Developer Tools

CodeGolf Bench tests LLMs on concise code in 60 languages

Reasoning models outperform non-reasoning ones by 30% in code golf challenges

Deep Dive

Researcher Vedant Padwal introduced CodeGolf Bench, a benchmark evaluating LLMs on generating concise code across 60 programming languages. Based on code golf, it leverages a code golf platform for dynamic problems and live human baselines. Evaluation of nine LLMs on Python and C++ tasks showed reasoning models significantly outperform non-reasoning models, achieving a best average percentile of 70.97%. The gap was particularly pronounced in C++, highlighting reasoning's importance for languages with strict syntax.

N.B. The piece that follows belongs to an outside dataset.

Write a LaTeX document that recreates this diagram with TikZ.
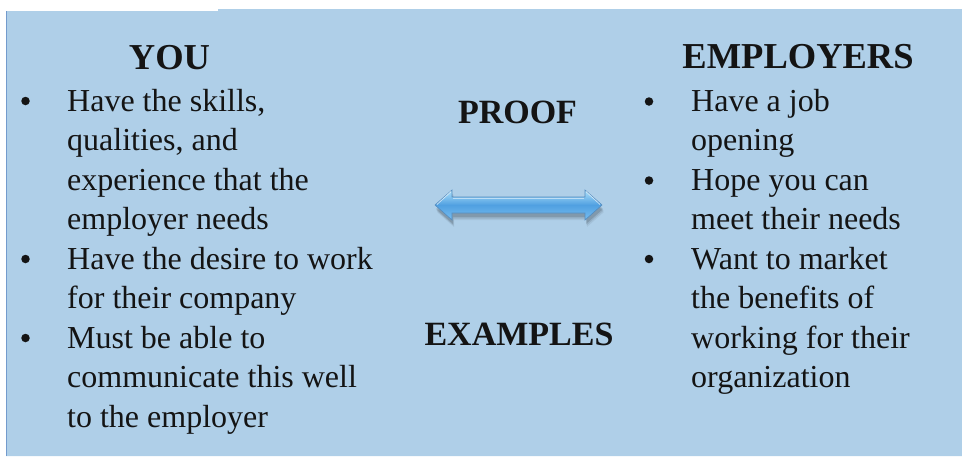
\documentclass[tikz,border=0pt]{standalone}
\usepackage{fontspec}
\setmainfont{Liberation Serif}
\definecolor{bg}{RGB}{175,207,232}
\definecolor{edgeblue}{RGB}{115,155,205}
\definecolor{arrtop}{RGB}{175,225,250}
\definecolor{arrmid}{RGB}{80,160,225}
\definecolor{arrbot}{RGB}{120,190,240}
\definecolor{arredge}{RGB}{85,140,190}
\tikzset{
  txt/.style={anchor=base west, inner sep=0pt, text=black!92, font=\fontsize{32}{36}\selectfont},
  head/.style={anchor=base, inner sep=0pt, text=black!92, font=\fontsize{36.5}{42}\selectfont\bfseries},
  midhead/.style={anchor=base, inner sep=0pt, text=black!92, font=\fontsize{34}{40}\selectfont\bfseries},
  dot/.style={circle, fill=black!92, inner sep=0pt, minimum size=8.5pt},
  arrowbody/.style={draw=arredge, line width=0.6pt, line join=miter,
    top color=arrtop, bottom color=arrbot, middle color=arrmid},
  arrowshadow/.style={fill=black, opacity=#1, draw=none}
}
\newcommand{\arrowpath}{(435,205) -- (452,190) -- (452,197) -- (585,197) -- (585,190) -- (602,205) -- (585,220) -- (585,213) -- (452,213) -- (452,220) -- cycle}
\begin{document}
\begin{tikzpicture}[x=1pt,y=-1pt]
\useasboundingbox (0,0) rectangle (962,456);
\fill[bg] (6,11) -- (218,11) -- (218,9) -- (962,9) -- (962,456) -- (6,456) -- cycle;
\draw[edgeblue, line width=1pt] (6,11) -- (6,456);

% headings
\node[head] (you) at (169.5,69) {YOU};
\node[head] (emp) at (798,68) {EMPLOYERS};
\node[midhead] (proof) at (517.5,123) {PROOF};
\node[midhead] (examples) at (519,345) {EXAMPLES};

% arrow with soft shadow
\begin{scope}[shift={(2,7)}]
  \path[arrowshadow=0.06] \arrowpath;
\end{scope}
\begin{scope}[shift={(1.5,5.5)}]
  \path[arrowshadow=0.09] \arrowpath;
\end{scope}
\begin{scope}[shift={(1,4)}]
  \path[arrowshadow=0.13] \arrowpath;
\end{scope}
\path[arrowbody] \arrowpath;
\draw[white, opacity=0.6, line width=0.8pt] (437,204.5) -- (451,191.5);
\draw[white, opacity=0.6, line width=0.8pt] (586,191.5) -- (600,204.5);
\draw[white, opacity=0.5, line width=1pt] (453,198.5) -- (584,198.5);

% left column
\node[dot] (lb1) at (25.5,101) {};
\node[dot] (lb2) at (25.5,259) {};
\node[dot] (lb3) at (25.5,338) {};
\node[txt] (l1) at (67,111) {Have the skills,};
\node[txt] (l2) at (67,150.5) {qualities, and};
\node[txt] (l3) at (67,190) {experience that the};
\node[txt] (l4) at (67,229.5) {employer needs};
\node[txt] (l5) at (67,269) {Have the desire to work};
\node[txt] (l6) at (67,308.5) {for their company};
\node[txt] (l7) at (67,348) {Must be able to};
\node[txt] (l8) at (67,387.5) {communicate this well};
\node[txt] (l9) at (67,427) {to the employer};

% right column
\node[dot] (rb1) at (649,101.5) {};
\node[dot] (rb2) at (649,180.5) {};
\node[dot] (rb3) at (649,259) {};
\node[txt] (r1) at (691,111) {Have a job};
\node[txt] (r2) at (691,150.5) {opening};
\node[txt] (r3) at (691,190) {Hope you can};
\node[txt] (r4) at (691,229.5) {meet their needs};
\node[txt] (r5) at (691,269) {Want to market};
\node[txt] (r6) at (691,308.5) {the benefits of};
\node[txt] (r7) at (691,348) {working for their};
\node[txt] (r8) at (691,387.5) {organization};
\end{tikzpicture}
\end{document}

Non-reasoning models struggled more with efficiency optimization across both languages, with best percentiles significantly lower than reasoning counterparts.

Key Points
  • Evaluates LLMs on code golf across 60 programming languages using dynamic problems from code.golf
  • Reasoning models hit 70.97% best average percentile vs. significantly lower scores for non-reasoning models
  • Performance gap largest in C++, where strict syntax demands higher reasoning for minimal solutions

Why It Matters

Code golf benchmarks push LLMs toward producing efficient, minimal code—critical for constrained environments and production optimization.